A Fortune 500 consumer electronics manufacturer needed to defend its brand across more than forty markets simultaneously, on marketplaces, social platforms, paid search, and a long tail of regional e-commerce sites. The existing program had grown by accretion, with different regional teams using different vendors and almost no shared view of the data.
The problem the company actually had
From the outside, the program looked well resourced. Five regional brand-protection leads, three external vendors, and a global legal function with a dedicated IP counsel. From the inside, leadership could not produce a consolidated quarterly view without a two-week manual exercise, and even then the numbers did not reconcile.
The bigger problem was strategic blindness. The company sold across roughly twelve product families, but more than 80 percent of counterfeit volume concentrated in two of them: a hero audio line and a mid-priced charging accessory range. Resource allocation did not reflect that. The accessory line, which had the highest counterfeit-driven revenue leakage, received the smallest enforcement budget.
The trigger for the rebuild was a single-quarter spike in fake listings tied to a new flagship launch, where unauthorized inventory appeared on at least eleven marketplaces within 72 hours of the product going live.
The redesign
The first move was a global data layer. Every detection source, internal or vendor-provided, was required to feed a single normalized record format that included surface, geography, product family, seller fingerprint, estimated severity, and enforcement state. Without this layer, none of the later changes would have been measurable.

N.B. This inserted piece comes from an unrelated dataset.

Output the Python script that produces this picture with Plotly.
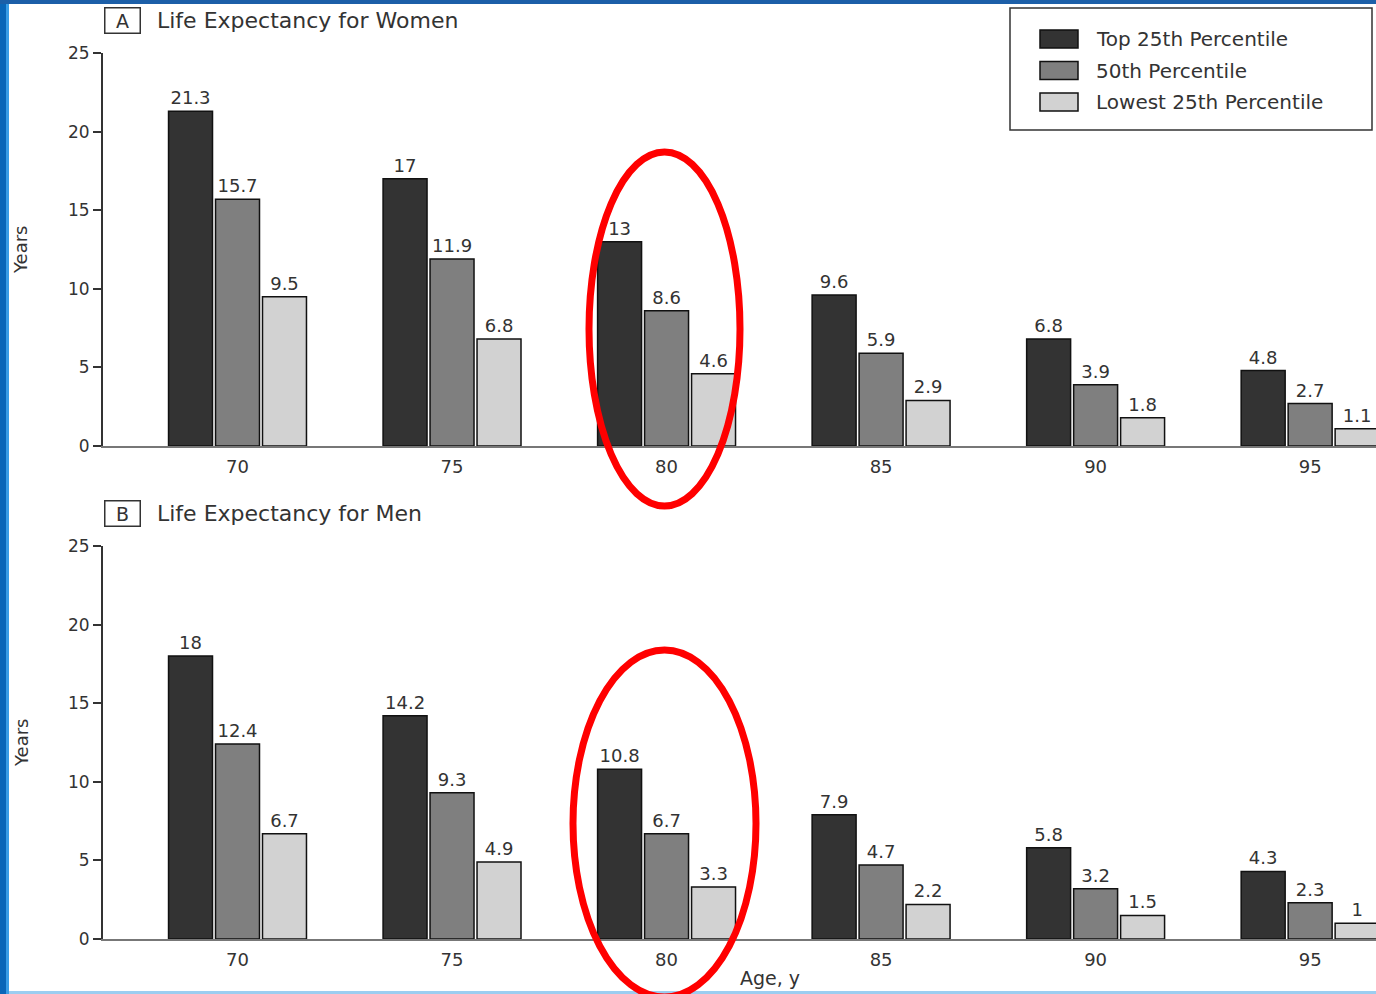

Second, regional teams were retained but their mandates were sharpened. Each region owned execution and local platform relationships; the global team owned signal quality, prioritization rules, and the consolidated reporting line into the executive committee. This ended the long-running argument about whether enforcement was a regional or central function. It was both, with explicit boundaries.
Third, the program shifted from per-listing enforcement toward seller-cluster disruption and supply-side signals. The team began correlating marketplace activity with social-platform advertising patterns, which surfaced operators well before their listings reached significant volume.
Outcomes
These numbers are composite and reflect how programs of this scale typically perform after roughly nine to twelve months of disciplined execution. Detection coverage expanded from about 60 percent of priority surfaces to over 95 percent, while the cost per actioned listing fell by roughly 28 percent.
On the hero audio line, the share of branded marketplace search results that were authorized rose from a measured baseline of 68 percent to a sustained 93 percent. On the accessory range, where counterfeit pressure was historically the worst, the figure moved from 52 percent to 88 percent and held there for three consecutive quarters.
Customer-service contacts related to suspected counterfeit purchases declined by roughly 40 percent year over year, which the support organization treated as a meaningful operational win in its own right. The team was also able to provide regional sales leaders with monthly counterfeit-pressure reports that fed directly into channel and pricing conversations.
Where the program stumbled
The biggest miss was underestimating paid search. The team treated marketplace and social as the priority surfaces and only added structured paid-search monitoring in the second year. By then, one operator had built a multi-country paid-search funnel that was driving customers to lookalike storefronts on smaller regional marketplaces. Catching it earlier would have prevented several months of measurable revenue diversion.
A second miss was over-reliance on a single takedown channel for one large marketplace. When that channel's response times degraded, the team had no fallback path and lost roughly two weeks of enforcement throughput before alternative escalation routes were established. The lesson was straightforward: every priority surface needs at least two viable enforcement paths documented before they are needed.
What the experience suggests for peers
Large electronics brands face a structural disadvantage. Their products are high-margin, easy to counterfeit at acceptable visual quality, and easy to ship globally. A program that does not have a consolidated data layer cannot make defensible prioritization decisions, and a program that prioritizes by region rather than by product family will misallocate resources almost every quarter.
The other lesson is cultural. Brand protection sits more naturally inside the commercial organization than inside legal, even though legal must remain a primary stakeholder. When the program reports against revenue-protection KPIs rather than takedown counts, conversations with merchandising, channel, and customer-experience leaders become much more productive.
Scale in brand protection is a discipline problem before it is a tooling problem. The manufacturers that defend their categories well are the ones that fix their data layer and their prioritization model first, then invest in detection coverage on top of that foundation.